Future-proofing and Play-ability

If the growth in the (digital) broadcasting side of our industry has taught us anything in the past 15 years, then it must surely be that content pulled from archives can be exploited to make money, but knowing which content … well, that is only truly possible with hindsight! This leads us logically to the adoption of a ‘save everything’ approach. Fortunately, the shrinking physical size (and cost) required for storage of file-based content supports and encourages such an approach, but there are other factors to be considered too.

At some future point in time, that content you have on your shelf, held on a videotape, will not be playable. This will be due to there being no machines left on which to play it, or else the cost of access time for the one machine left in the world that can play it being judged as too high. Nobody is going to make a new machine when all the machines are gone.
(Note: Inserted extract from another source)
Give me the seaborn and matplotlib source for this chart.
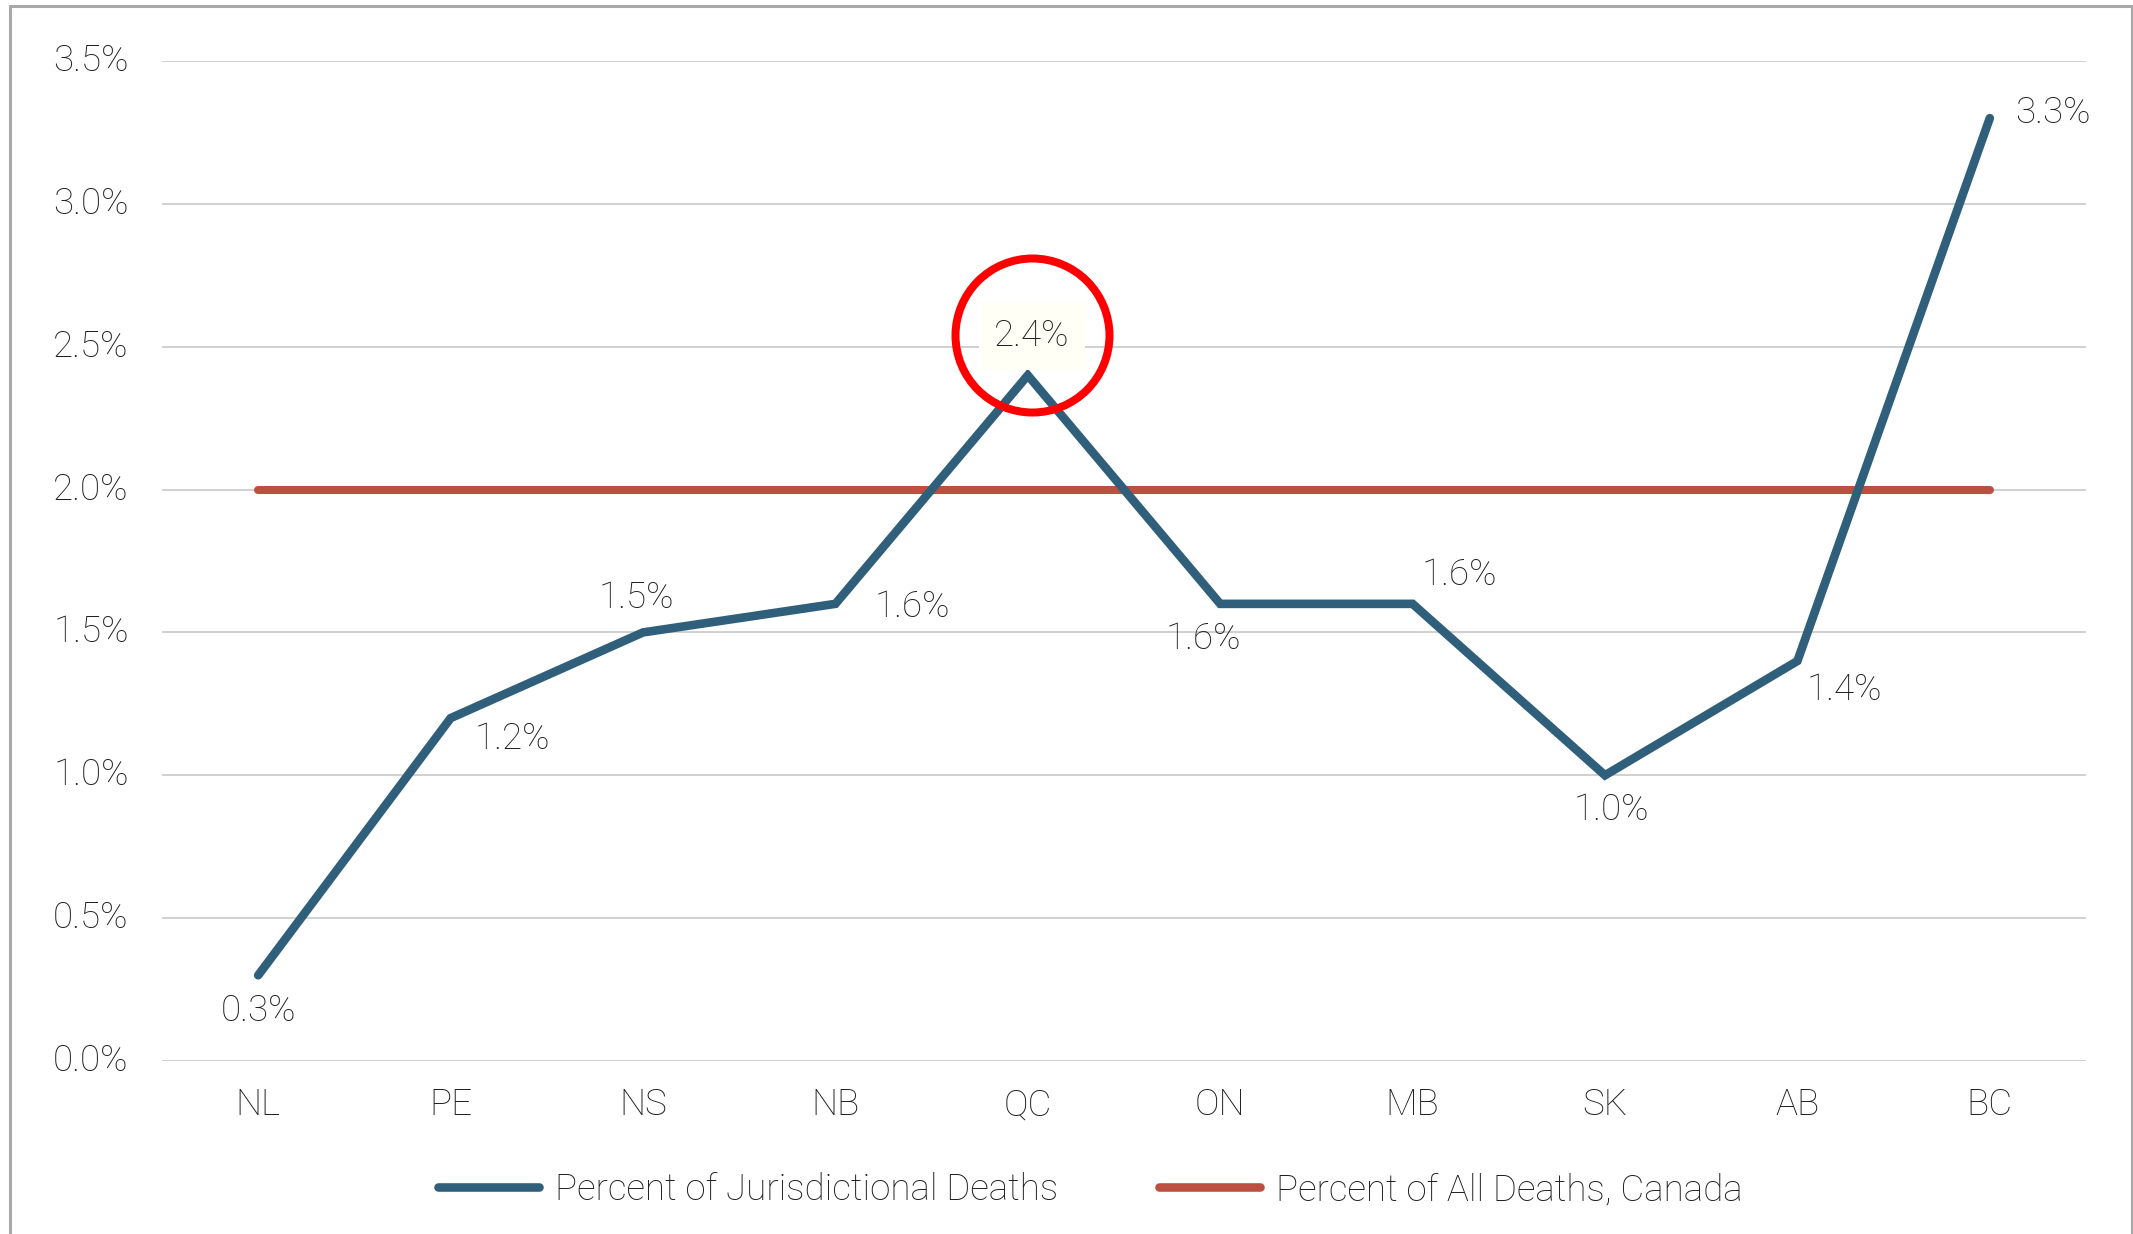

If you have not migrated that content to some other format that is still playable by such time, then the content will become lost and your opportunity to make money from it also lost. Let’s not forget that this is true in the file-based content world also. How many of us can today open a file produced on a word processor 25 years ago and make use of its contents?

Nothing lasts forever, so it is vital that the industry gets to grips with automated migration of content and avails itself of open formats (including codecs — there they are again!) to ensure use at any time in the future. The former will increasingly be expected of MAM and is an area that remains as yet largely undeveloped.